Все предъявленные до сих пор в прессе претензии к моей эпопее в её исторической части – либо опираются на неверные сведения, либо просто голословны. Что касается Богрова, то я не только досконально изучил и использовал все относящиеся к нему материалы, но в объяснение его действий принял мотивы, выдвигаемые его родным братом, который написал об этом книгу (В. Богров. “Дм. Богров и убийство Столыпина”. Берлин, 1931, изд-во “Стрела”).
Если хотите, Вы можете использовать это моё письмо в любой форме для Вашей статьи.
Я рад, что Вы будете судить не по слухам, как большинство тех, кто сегодня высказывается…»
Но нет, Гренье не удовлетворился тем. Ответил через две недели длинно: …если и верен ваш критицизм относительно американской прессы – то лучше самому манипулировать ею, чем давать манипулировать ею против себя. У меня такое чувство – (верное, да) – что вас не слишком заботит, что́ американская пресса пишет о вас. Но вокруг чего американская пресса возбудится – то обычно распространяется по всему миру. – (Тоже верно: Европа презирает Соединённые Штаты, но за жизнью их напряжённо следит. Скажешь в Америке – раздаётся везде. Скажешь в Европе – Америка может и не услышать.) – Я буду щедро цитировать ваше письмо, но, по смыслу редакционного задания, буду приводить и мнения ваших врагов. А вот если вы согласитесь принять меня в Вермонте на часик-другой – это будет совсем другая статья. Вы – крупная публичная фигура и имеете возможность «перенять оппозицию». Например, Президент Соединённых Штатов делает так постоянно, или вот как недавно успешно поступил нью-йоркский мэр Коч (далее – пример). Если даже вы только повторите мне устно то, что уже написали в письме и ответите на некоторые дополнительные вопросы – то ваши заявления и составят ту статью, я не должен буду вступать в спор с вашими противниками – вы выскажетесь
И снова у нас дома горячий спор. Аля настаивает: в бой! в атаку! моё молчание будет истолковано как «прячется».

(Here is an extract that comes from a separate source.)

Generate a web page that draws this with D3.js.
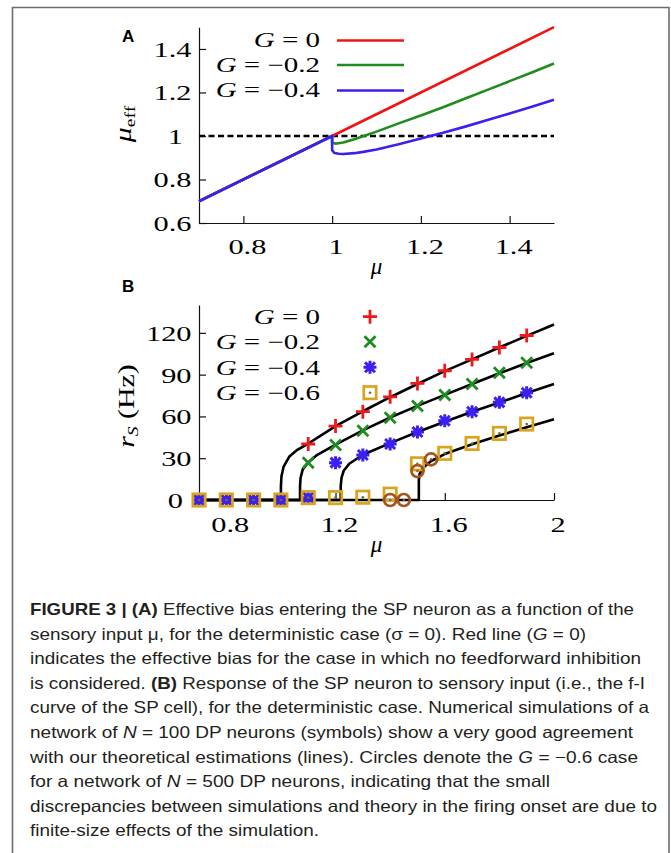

Но нет, я уверен: Але в этот редкий раз отказало верное решение и долгосрочная выдержка. Для меня: появиться вот так на первой странице «Нью-Йорк таймс» – суета, истерика, унижение, испугался. И не хочу принимать «Нью-Йорк таймс» в арбитры. Хотят привести меня к присяге – да ни за что! При первой травле стать перед ними в позу оправдания? – да было бы несмываемое пятно, позорный сгиб. Ни за что.
Отвечаю:
«6 августа 1985
Дорогой г-н Гренье,
благодарю Вас за Ваши добрые намерения.
Но я не считаю, что нахожусь в положении политических деятелей: они нуждаются в максимальном сегодняшнем эффекте воздействия и в переизбрании, а я не нуждаюсь. Моя задача – написать правдивое историческое исследование о русской революции, – а далее мне не так важно, будут ли мои книги приняты именно в этом десятилетии и именно в этой стране. Да, я вполне сознаю, насколько могут вредить обвинения в антисемитизме в этой стране, и даже допускаю, что мои враги будут сейчас иметь в американской прессе полный и быстрый успех, – но это не касается масштабов истории и масштабов литературы. Выступить в газете непосредственно, чтоб отражать низкие, искусственно созданные обвинения, – я считаю для себя невозможным.
Моё письмо к Вам от 17 июля – наибольший предел того, что я мог сделать…»
Нет! Гренье не согласился, прислал третье письмо. Нет, не потерял надежды: …ну, хоть не полноразмерное интервью – но даже несколько слов, сказанных вами мне непосредственно, – уже обезпечат вам доминантную роль в статье. Мочь указать, что вы «сказали нашему репортёру», – такова соревновательная природа журнализма в Соединённых Штатах. Наибольшая выпуклость вашего взгляда, как бы вы ни были к тому равнодушны, усилит вашу позицию в этой стране. Вы добьётесь своей реабилитации. Вы же – защищали себя в «Телёнке». Не может быть, чтобы на коротком отрезке вы совсем бы не интересовались, что происходит в Америке. Вы можете или могли бы стать большой моральной силой здесь[535].
Очень горячо он писал. Но для меня – этой переписки уже было чересчур. Я ему больше не отвечал. А Аля – поперёк своего убеждения держа мою оборону – объяснялась с ним по телефону безконечно, – вот так он настаивал.
Так – я сделал свой выбор, и рад тому, и не раскаялся.